### [Dataset excerpt]
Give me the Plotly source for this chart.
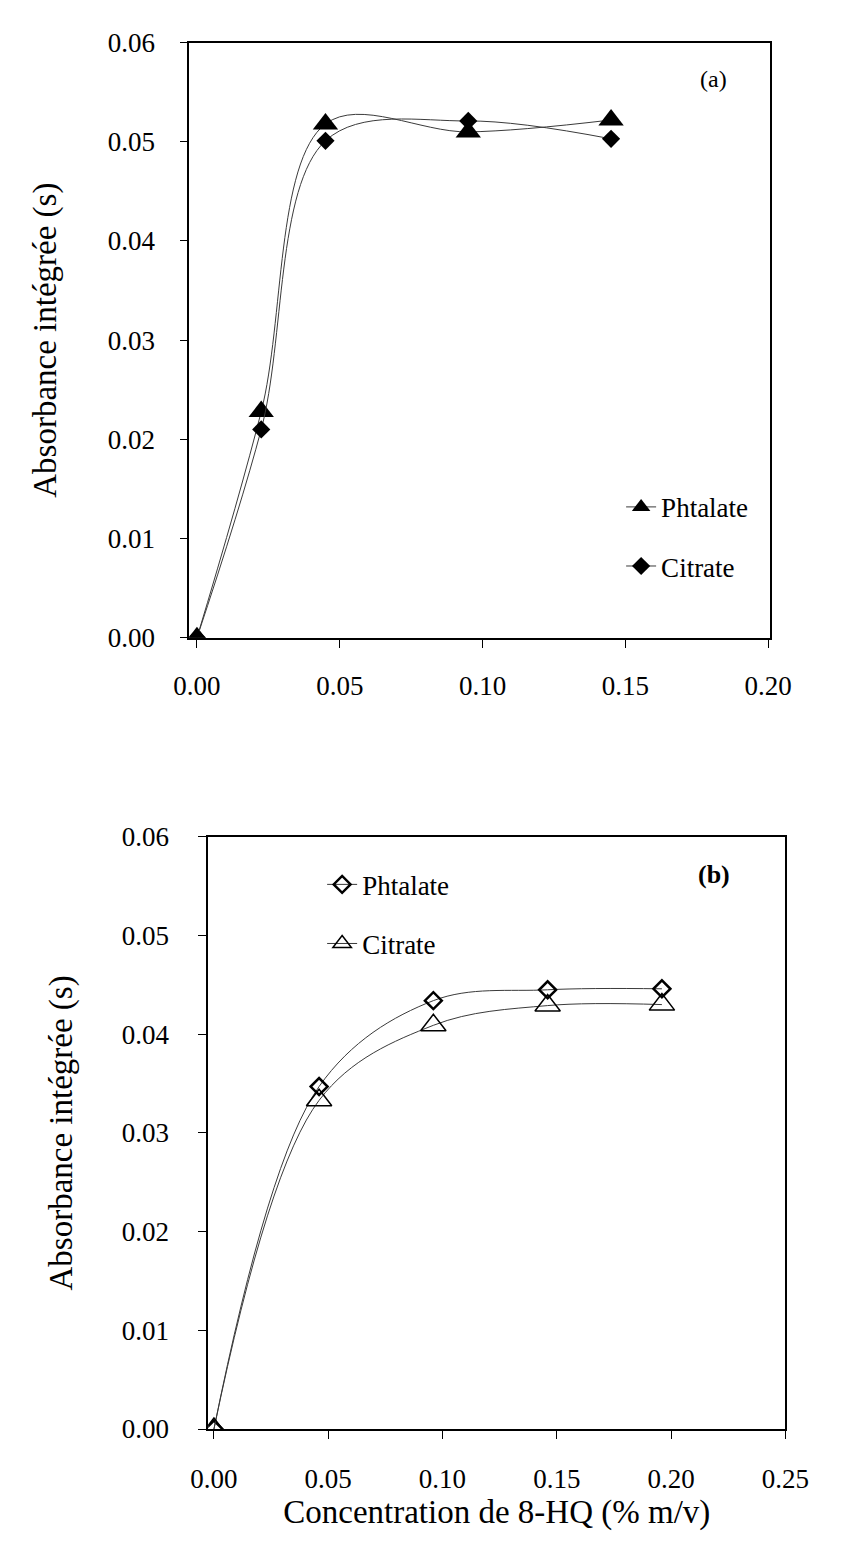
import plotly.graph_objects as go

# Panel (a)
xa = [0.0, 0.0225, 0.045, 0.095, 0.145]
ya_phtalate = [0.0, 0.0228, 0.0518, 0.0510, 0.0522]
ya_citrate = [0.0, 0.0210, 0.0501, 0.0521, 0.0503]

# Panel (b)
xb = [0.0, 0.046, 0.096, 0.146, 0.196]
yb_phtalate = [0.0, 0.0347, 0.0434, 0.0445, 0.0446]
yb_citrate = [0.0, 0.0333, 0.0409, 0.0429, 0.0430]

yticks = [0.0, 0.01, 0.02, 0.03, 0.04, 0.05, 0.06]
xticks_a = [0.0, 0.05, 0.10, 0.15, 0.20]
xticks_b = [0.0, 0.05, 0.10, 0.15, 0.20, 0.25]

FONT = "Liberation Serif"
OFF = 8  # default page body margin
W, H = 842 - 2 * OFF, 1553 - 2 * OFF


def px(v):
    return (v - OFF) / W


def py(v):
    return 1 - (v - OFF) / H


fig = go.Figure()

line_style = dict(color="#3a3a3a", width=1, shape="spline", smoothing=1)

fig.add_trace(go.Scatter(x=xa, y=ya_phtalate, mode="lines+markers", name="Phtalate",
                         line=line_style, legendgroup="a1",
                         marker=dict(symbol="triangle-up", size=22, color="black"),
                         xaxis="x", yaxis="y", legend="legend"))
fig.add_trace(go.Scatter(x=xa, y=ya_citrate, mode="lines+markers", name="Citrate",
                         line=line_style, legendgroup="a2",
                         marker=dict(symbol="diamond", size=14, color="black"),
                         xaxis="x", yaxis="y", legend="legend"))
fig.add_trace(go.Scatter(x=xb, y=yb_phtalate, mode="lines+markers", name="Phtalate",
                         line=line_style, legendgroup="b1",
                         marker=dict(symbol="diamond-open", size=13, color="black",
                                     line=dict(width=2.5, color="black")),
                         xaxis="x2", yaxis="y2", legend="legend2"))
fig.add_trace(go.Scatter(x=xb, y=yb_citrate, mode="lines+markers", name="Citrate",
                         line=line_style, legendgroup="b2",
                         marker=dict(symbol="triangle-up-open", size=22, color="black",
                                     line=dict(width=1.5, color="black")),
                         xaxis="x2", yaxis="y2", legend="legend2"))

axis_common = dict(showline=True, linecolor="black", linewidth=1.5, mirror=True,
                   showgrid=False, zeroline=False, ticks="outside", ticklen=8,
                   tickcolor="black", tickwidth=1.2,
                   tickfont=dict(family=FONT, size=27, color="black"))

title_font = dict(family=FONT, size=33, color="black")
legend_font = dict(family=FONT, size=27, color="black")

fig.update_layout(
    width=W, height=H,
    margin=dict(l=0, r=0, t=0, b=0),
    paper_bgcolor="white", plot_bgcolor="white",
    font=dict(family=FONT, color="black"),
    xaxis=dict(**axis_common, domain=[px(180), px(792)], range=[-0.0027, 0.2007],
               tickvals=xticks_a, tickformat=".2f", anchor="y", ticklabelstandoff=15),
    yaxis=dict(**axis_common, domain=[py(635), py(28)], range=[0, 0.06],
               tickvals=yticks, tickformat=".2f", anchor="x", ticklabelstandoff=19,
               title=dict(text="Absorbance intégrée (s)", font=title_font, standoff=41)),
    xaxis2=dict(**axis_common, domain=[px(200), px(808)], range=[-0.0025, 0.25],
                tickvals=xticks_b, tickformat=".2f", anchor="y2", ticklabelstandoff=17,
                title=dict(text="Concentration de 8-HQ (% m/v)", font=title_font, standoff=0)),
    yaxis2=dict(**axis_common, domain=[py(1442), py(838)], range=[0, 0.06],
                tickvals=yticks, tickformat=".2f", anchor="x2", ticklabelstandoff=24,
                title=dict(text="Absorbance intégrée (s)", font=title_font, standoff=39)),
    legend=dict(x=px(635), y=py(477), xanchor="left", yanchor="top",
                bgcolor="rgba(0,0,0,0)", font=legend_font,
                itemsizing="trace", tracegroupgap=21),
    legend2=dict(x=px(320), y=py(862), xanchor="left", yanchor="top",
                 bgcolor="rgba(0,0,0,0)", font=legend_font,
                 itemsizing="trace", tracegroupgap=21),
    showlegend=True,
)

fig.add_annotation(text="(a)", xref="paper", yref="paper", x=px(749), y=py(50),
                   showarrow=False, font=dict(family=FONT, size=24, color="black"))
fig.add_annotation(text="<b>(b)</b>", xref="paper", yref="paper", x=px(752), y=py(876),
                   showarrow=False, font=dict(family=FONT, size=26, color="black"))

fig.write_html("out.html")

### [Given task]
Give the material again exactly as it is, but keep the pictures out.

### [Answer below]
Give me the Plotly source for this chart.
import plotly.graph_objects as go

# Panel (a)
xa = [0.0, 0.0225, 0.045, 0.095, 0.145]
ya_phtalate = [0.0, 0.0228, 0.0518, 0.0510, 0.0522]
ya_citrate = [0.0, 0.0210, 0.0501, 0.0521, 0.0503]

# Panel (b)
xb = [0.0, 0.046, 0.096, 0.146, 0.196]
yb_phtalate = [0.0, 0.0347, 0.0434, 0.0445, 0.0446]
yb_citrate = [0.0, 0.0333, 0.0409, 0.0429, 0.0430]

yticks = [0.0, 0.01, 0.02, 0.03, 0.04, 0.05, 0.06]
xticks_a = [0.0, 0.05, 0.10, 0.15, 0.20]
xticks_b = [0.0, 0.05, 0.10, 0.15, 0.20, 0.25]

FONT = "Liberation Serif"
OFF = 8  # default page body margin
W, H = 842 - 2 * OFF, 1553 - 2 * OFF


def px(v):
    return (v - OFF) / W


def py(v):
    return 1 - (v - OFF) / H


fig = go.Figure()

line_style = dict(color="#3a3a3a", width=1, shape="spline", smoothing=1)

fig.add_trace(go.Scatter(x=xa, y=ya_phtalate, mode="lines+markers", name="Phtalate",
                         line=line_style, legendgroup="a1",
                         marker=dict(symbol="triangle-up", size=22, color="black"),
                         xaxis="x", yaxis="y", legend="legend"))
fig.add_trace(go.Scatter(x=xa, y=ya_citrate, mode="lines+markers", name="Citrate",
                         line=line_style, legendgroup="a2",
                         marker=dict(symbol="diamond", size=14, color="black"),
                         xaxis="x", yaxis="y", legend="legend"))
fig.add_trace(go.Scatter(x=xb, y=yb_phtalate, mode="lines+markers", name="Phtalate",
                         line=line_style, legendgroup="b1",
                         marker=dict(symbol="diamond-open", size=13, color="black",
                                     line=dict(width=2.5, color="black")),
                         xaxis="x2", yaxis="y2", legend="legend2"))
fig.add_trace(go.Scatter(x=xb, y=yb_citrate, mode="lines+markers", name="Citrate",
                         line=line_style, legendgroup="b2",
                         marker=dict(symbol="triangle-up-open", size=22, color="black",
                                     line=dict(width=1.5, color="black")),
                         xaxis="x2", yaxis="y2", legend="legend2"))

axis_common = dict(showline=True, linecolor="black", linewidth=1.5, mirror=True,
                   showgrid=False, zeroline=False, ticks="outside", ticklen=8,
                   tickcolor="black", tickwidth=1.2,
                   tickfont=dict(family=FONT, size=27, color="black"))

title_font = dict(family=FONT, size=33, color="black")
legend_font = dict(family=FONT, size=27, color="black")

fig.update_layout(
    width=W, height=H,
    margin=dict(l=0, r=0, t=0, b=0),
    paper_bgcolor="white", plot_bgcolor="white",
    font=dict(family=FONT, color="black"),
    xaxis=dict(**axis_common, domain=[px(180), px(792)], range=[-0.0027, 0.2007],
               tickvals=xticks_a, tickformat=".2f", anchor="y", ticklabelstandoff=15),
    yaxis=dict(**axis_common, domain=[py(635), py(28)], range=[0, 0.06],
               tickvals=yticks, tickformat=".2f", anchor="x", ticklabelstandoff=19,
               title=dict(text="Absorbance intégrée (s)", font=title_font, standoff=41)),
    xaxis2=dict(**axis_common, domain=[px(200), px(808)], range=[-0.0025, 0.25],
                tickvals=xticks_b, tickformat=".2f", anchor="y2", ticklabelstandoff=17,
                title=dict(text="Concentration de 8-HQ (% m/v)", font=title_font, standoff=0)),
    yaxis2=dict(**axis_common, domain=[py(1442), py(838)], range=[0, 0.06],
                tickvals=yticks, tickformat=".2f", anchor="x2", ticklabelstandoff=24,
                title=dict(text="Absorbance intégrée (s)", font=title_font, standoff=39)),
    legend=dict(x=px(635), y=py(477), xanchor="left", yanchor="top",
                bgcolor="rgba(0,0,0,0)", font=legend_font,
                itemsizing="trace", tracegroupgap=21),
    legend2=dict(x=px(320), y=py(862), xanchor="left", yanchor="top",
                 bgcolor="rgba(0,0,0,0)", font=legend_font,
                 itemsizing="trace", tracegroupgap=21),
    showlegend=True,
)

fig.add_annotation(text="(a)", xref="paper", yref="paper", x=px(749), y=py(50),
                   showarrow=False, font=dict(family=FONT, size=24, color="black"))
fig.add_annotation(text="<b>(b)</b>", xref="paper", yref="paper", x=px(752), y=py(876),
                   showarrow=False, font=dict(family=FONT, size=26, color="black"))

fig.write_html("out.html")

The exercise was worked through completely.